Source material:
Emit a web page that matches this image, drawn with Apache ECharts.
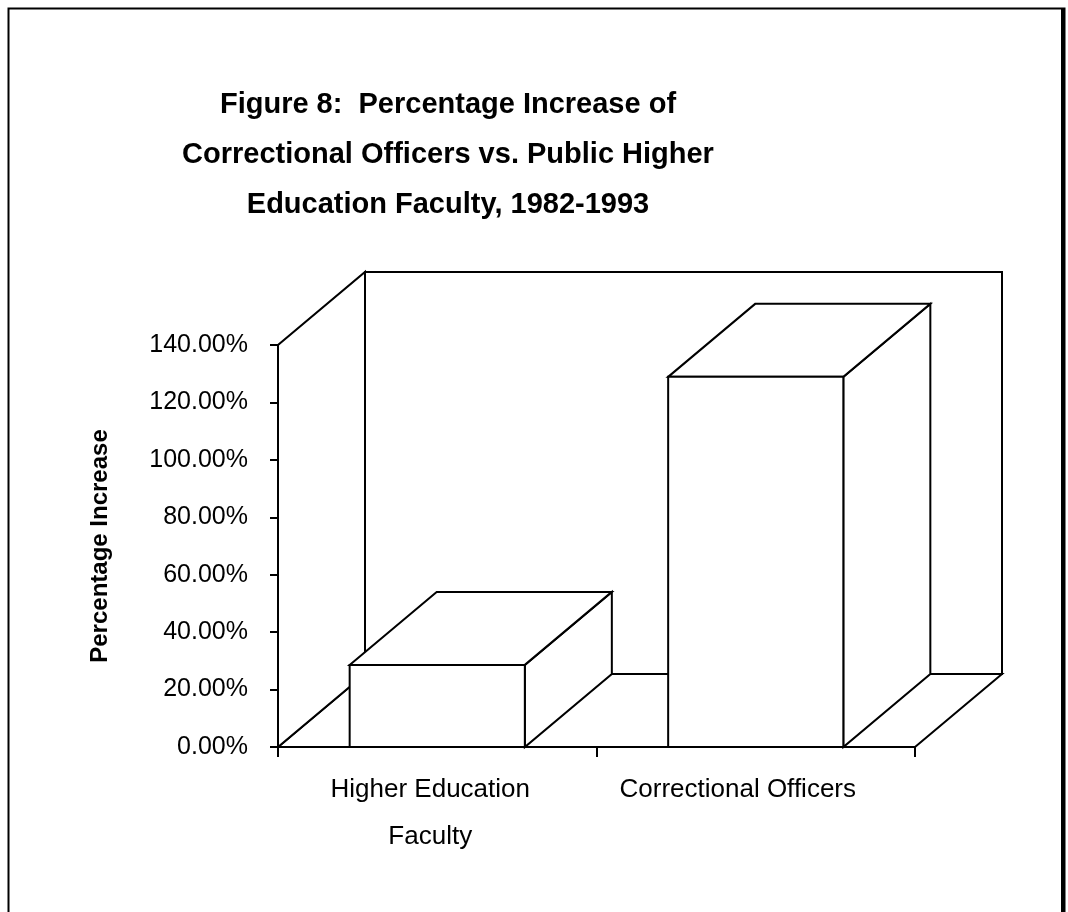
<!DOCTYPE html>
<html>
<head>
<meta charset="utf-8">
<title>Figure 8</title>
<script src="https://cdn.jsdelivr.net/npm/echarts@6/dist/echarts.min.js"></script>
<style>
  html, body { margin: 0; padding: 0; background: #ffffff; }
  #chart { width: 1068px; height: 912px; }
</style>
</head>
<body>
<div id="chart"></div>
<script>
// Categories and their percentage increase, 1982-1993
const categories = ['Higher Education\nFaculty', 'Correctional Officers'];
const increases = [28.6, 128.9];

// Value axis range (percent)
const yMin = 0;
const yMax = 140;
const yStep = 20;

const FONT = '"Liberation Sans", Arial, Helvetica, sans-serif';
const INK = '#000000';
const LINE_W = 2;
// Oblique projection of the chart's depth
const DEPTH_X = 87;
const DEPTH_Y = 73;
const BAR_RATIO = 0.55;

const chart = echarts.init(document.getElementById('chart'), null, { renderer: 'canvas' });

// Back wall, floor and side wall of the 3-D plot area
function renderWalls(params, api) {
  const n = categories.length;
  const band = api.size([1, 0])[0];
  const left = api.coord([0, yMin])[0] - band / 2;
  const right = api.coord([n - 1, yMin])[0] + band / 2;
  const yb = api.coord([0, yMin])[1];
  const yt = api.coord([0, yMax])[1];
  const style = { fill: '#ffffff', stroke: INK, lineWidth: LINE_W, lineJoin: 'miter' };
  return {
    type: 'group',
    children: [
      { type: 'rect', shape: { x: left + DEPTH_X, y: yt - DEPTH_Y, width: right - left, height: yb - yt }, style: style },
      { type: 'polygon', shape: { points: [[left, yb], [right, yb], [right + DEPTH_X, yb - DEPTH_Y], [left + DEPTH_X, yb - DEPTH_Y]] }, style: style },
      { type: 'polygon', shape: { points: [[left, yb], [left, yt], [left + DEPTH_X, yt - DEPTH_Y], [left + DEPTH_X, yb - DEPTH_Y]] }, style: style }
    ]
  };
}

// One 3-D box per category: front face, top face and right face
function renderBox(params, api) {
  const idx = api.value(0);
  const val = api.value(1);
  const band = api.size([1, 0])[0];
  const w = band * BAR_RATIO;
  const base = api.coord([idx, yMin]);
  const top = api.coord([idx, val]);
  const x0 = base[0] - w / 2;
  const x1 = base[0] + w / 2;
  const y0 = base[1];
  const y1 = top[1];
  const style = { fill: '#ffffff', stroke: INK, lineWidth: LINE_W, lineJoin: 'miter' };
  return {
    type: 'group',
    children: [
      { type: 'polygon', shape: { points: [[x1, y0], [x1, y1], [x1 + DEPTH_X, y1 - DEPTH_Y], [x1 + DEPTH_X, y0 - DEPTH_Y]] }, style: style },
      { type: 'polygon', shape: { points: [[x0, y1], [x1, y1], [x1 + DEPTH_X, y1 - DEPTH_Y], [x0 + DEPTH_X, y1 - DEPTH_Y]] }, style: style },
      { type: 'rect', shape: { x: x0, y: y1, width: w, height: y0 - y1 }, style: style }
    ]
  };
}

const option = {
  backgroundColor: '#ffffff',
  animation: false,
  title: {
    text: 'Figure 8:  Percentage Increase of\nCorrectional Officers vs. Public Higher\nEducation Faculty, 1982-1993',
    left: 443,
    top: 75,
    textAlign: 'center',
    textStyle: {
      fontFamily: FONT,
      fontSize: 29,
      fontWeight: 'bold',
      color: INK,
      lineHeight: 50,
      align: 'center'
    }
  },
  graphic: [
    { type: 'rect', left: 6, top: 6, shape: { width: 1056, height: 920 }, style: { fill: 'none', stroke: INK, lineWidth: 2 }, silent: true },
    { type: 'rect', left: 1061, top: 8, shape: { width: 3, height: 920 }, style: { fill: INK }, silent: true }
  ],
  grid: { left: 278, right: 153, top: 345, bottom: 165, containLabel: false },
  xAxis: {
    type: 'category',
    data: categories,
    boundaryGap: true,
    axisLine: { show: true, lineStyle: { color: INK, width: LINE_W } },
    axisTick: { show: true, inside: false, length: 10, alignWithLabel: false, lineStyle: { color: INK, width: LINE_W } },
    splitLine: { show: false },
    axisLabel: {
      interval: 0,
      margin: 19,
      color: INK,
      fontFamily: FONT,
      fontSize: 26,
      lineHeight: 47,
      formatter: function (value, index) {
        return value.split('\n').map(function (s) { return '{c' + index + '|' + s + '}'; }).join('\n');
      },
      rich: {
        c0: { fontFamily: FONT, fontSize: 26, color: INK, lineHeight: 47, padding: [0, 14, 0, 0] },
        c1: { fontFamily: FONT, fontSize: 26, color: INK, lineHeight: 47, padding: [0, 36, 0, 0] }
      }
    }
  },
  yAxis: {
    type: 'value',
    min: yMin,
    max: yMax,
    interval: yStep,
    name: 'Percentage Increase',
    nameLocation: 'middle',
    nameRotate: 90,
    nameGap: 166,
    nameTextStyle: { fontFamily: FONT, fontSize: 24, fontWeight: 'bold', color: INK },
    axisLine: { show: true, lineStyle: { color: INK, width: LINE_W } },
    axisTick: { show: true, inside: false, length: 8, lineStyle: { color: INK, width: LINE_W } },
    splitLine: { show: false },
    axisLabel: {
      margin: 30,
      color: INK,
      fontFamily: FONT,
      fontSize: 25,
      formatter: function (v) { return v.toFixed(2) + '%'; }
    }
  },
  series: [
    {
      type: 'custom',
      name: 'walls',
      silent: true,
      z: 1,
      renderItem: renderWalls,
      data: [[0, yMin]]
    },
    {
      type: 'custom',
      name: 'Percentage Increase',
      z: 3,
      renderItem: renderBox,
      encode: { x: 0, y: 1 },
      data: increases.map(function (v, i) { return [i, v]; })
    }
  ]
};

chart.setOption(option);
</script>
</body>
</html>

Exercise prompt:
Repeat the data above exactly, but not the pictures.

Full response:
Emit a web page that matches this image, drawn with Apache ECharts.
<!DOCTYPE html>
<html>
<head>
<meta charset="utf-8">
<title>Figure 8</title>
<script src="https://cdn.jsdelivr.net/npm/echarts@6/dist/echarts.min.js"></script>
<style>
  html, body { margin: 0; padding: 0; background: #ffffff; }
  #chart { width: 1068px; height: 912px; }
</style>
</head>
<body>
<div id="chart"></div>
<script>
// Categories and their percentage increase, 1982-1993
const categories = ['Higher Education\nFaculty', 'Correctional Officers'];
const increases = [28.6, 128.9];

// Value axis range (percent)
const yMin = 0;
const yMax = 140;
const yStep = 20;

const FONT = '"Liberation Sans", Arial, Helvetica, sans-serif';
const INK = '#000000';
const LINE_W = 2;
// Oblique projection of the chart's depth
const DEPTH_X = 87;
const DEPTH_Y = 73;
const BAR_RATIO = 0.55;

const chart = echarts.init(document.getElementById('chart'), null, { renderer: 'canvas' });

// Back wall, floor and side wall of the 3-D plot area
function renderWalls(params, api) {
  const n = categories.length;
  const band = api.size([1, 0])[0];
  const left = api.coord([0, yMin])[0] - band / 2;
  const right = api.coord([n - 1, yMin])[0] + band / 2;
  const yb = api.coord([0, yMin])[1];
  const yt = api.coord([0, yMax])[1];
  const style = { fill: '#ffffff', stroke: INK, lineWidth: LINE_W, lineJoin: 'miter' };
  return {
    type: 'group',
    children: [
      { type: 'rect', shape: { x: left + DEPTH_X, y: yt - DEPTH_Y, width: right - left, height: yb - yt }, style: style },
      { type: 'polygon', shape: { points: [[left, yb], [right, yb], [right + DEPTH_X, yb - DEPTH_Y], [left + DEPTH_X, yb - DEPTH_Y]] }, style: style },
      { type: 'polygon', shape: { points: [[left, yb], [left, yt], [left + DEPTH_X, yt - DEPTH_Y], [left + DEPTH_X, yb - DEPTH_Y]] }, style: style }
    ]
  };
}

// One 3-D box per category: front face, top face and right face
function renderBox(params, api) {
  const idx = api.value(0);
  const val = api.value(1);
  const band = api.size([1, 0])[0];
  const w = band * BAR_RATIO;
  const base = api.coord([idx, yMin]);
  const top = api.coord([idx, val]);
  const x0 = base[0] - w / 2;
  const x1 = base[0] + w / 2;
  const y0 = base[1];
  const y1 = top[1];
  const style = { fill: '#ffffff', stroke: INK, lineWidth: LINE_W, lineJoin: 'miter' };
  return {
    type: 'group',
    children: [
      { type: 'polygon', shape: { points: [[x1, y0], [x1, y1], [x1 + DEPTH_X, y1 - DEPTH_Y], [x1 + DEPTH_X, y0 - DEPTH_Y]] }, style: style },
      { type: 'polygon', shape: { points: [[x0, y1], [x1, y1], [x1 + DEPTH_X, y1 - DEPTH_Y], [x0 + DEPTH_X, y1 - DEPTH_Y]] }, style: style },
      { type: 'rect', shape: { x: x0, y: y1, width: w, height: y0 - y1 }, style: style }
    ]
  };
}

const option = {
  backgroundColor: '#ffffff',
  animation: false,
  title: {
    text: 'Figure 8:  Percentage Increase of\nCorrectional Officers vs. Public Higher\nEducation Faculty, 1982-1993',
    left: 443,
    top: 75,
    textAlign: 'center',
    textStyle: {
      fontFamily: FONT,
      fontSize: 29,
      fontWeight: 'bold',
      color: INK,
      lineHeight: 50,
      align: 'center'
    }
  },
  graphic: [
    { type: 'rect', left: 6, top: 6, shape: { width: 1056, height: 920 }, style: { fill: 'none', stroke: INK, lineWidth: 2 }, silent: true },
    { type: 'rect', left: 1061, top: 8, shape: { width: 3, height: 920 }, style: { fill: INK }, silent: true }
  ],
  grid: { left: 278, right: 153, top: 345, bottom: 165, containLabel: false },
  xAxis: {
    type: 'category',
    data: categories,
    boundaryGap: true,
    axisLine: { show: true, lineStyle: { color: INK, width: LINE_W } },
    axisTick: { show: true, inside: false, length: 10, alignWithLabel: false, lineStyle: { color: INK, width: LINE_W } },
    splitLine: { show: false },
    axisLabel: {
      interval: 0,
      margin: 19,
      color: INK,
      fontFamily: FONT,
      fontSize: 26,
      lineHeight: 47,
      formatter: function (value, index) {
        return value.split('\n').map(function (s) { return '{c' + index + '|' + s + '}'; }).join('\n');
      },
      rich: {
        c0: { fontFamily: FONT, fontSize: 26, color: INK, lineHeight: 47, padding: [0, 14, 0, 0] },
        c1: { fontFamily: FONT, fontSize: 26, color: INK, lineHeight: 47, padding: [0, 36, 0, 0] }
      }
    }
  },
  yAxis: {
    type: 'value',
    min: yMin,
    max: yMax,
    interval: yStep,
    name: 'Percentage Increase',
    nameLocation: 'middle',
    nameRotate: 90,
    nameGap: 166,
    nameTextStyle: { fontFamily: FONT, fontSize: 24, fontWeight: 'bold', color: INK },
    axisLine: { show: true, lineStyle: { color: INK, width: LINE_W } },
    axisTick: { show: true, inside: false, length: 8, lineStyle: { color: INK, width: LINE_W } },
    splitLine: { show: false },
    axisLabel: {
      margin: 30,
      color: INK,
      fontFamily: FONT,
      fontSize: 25,
      formatter: function (v) { return v.toFixed(2) + '%'; }
    }
  },
  series: [
    {
      type: 'custom',
      name: 'walls',
      silent: true,
      z: 1,
      renderItem: renderWalls,
      data: [[0, yMin]]
    },
    {
      type: 'custom',
      name: 'Percentage Increase',
      z: 3,
      renderItem: renderBox,
      encode: { x: 0, y: 1 },
      data: increases.map(function (v, i) { return [i, v]; })
    }
  ]
};

chart.setOption(option);
</script>
</body>
</html>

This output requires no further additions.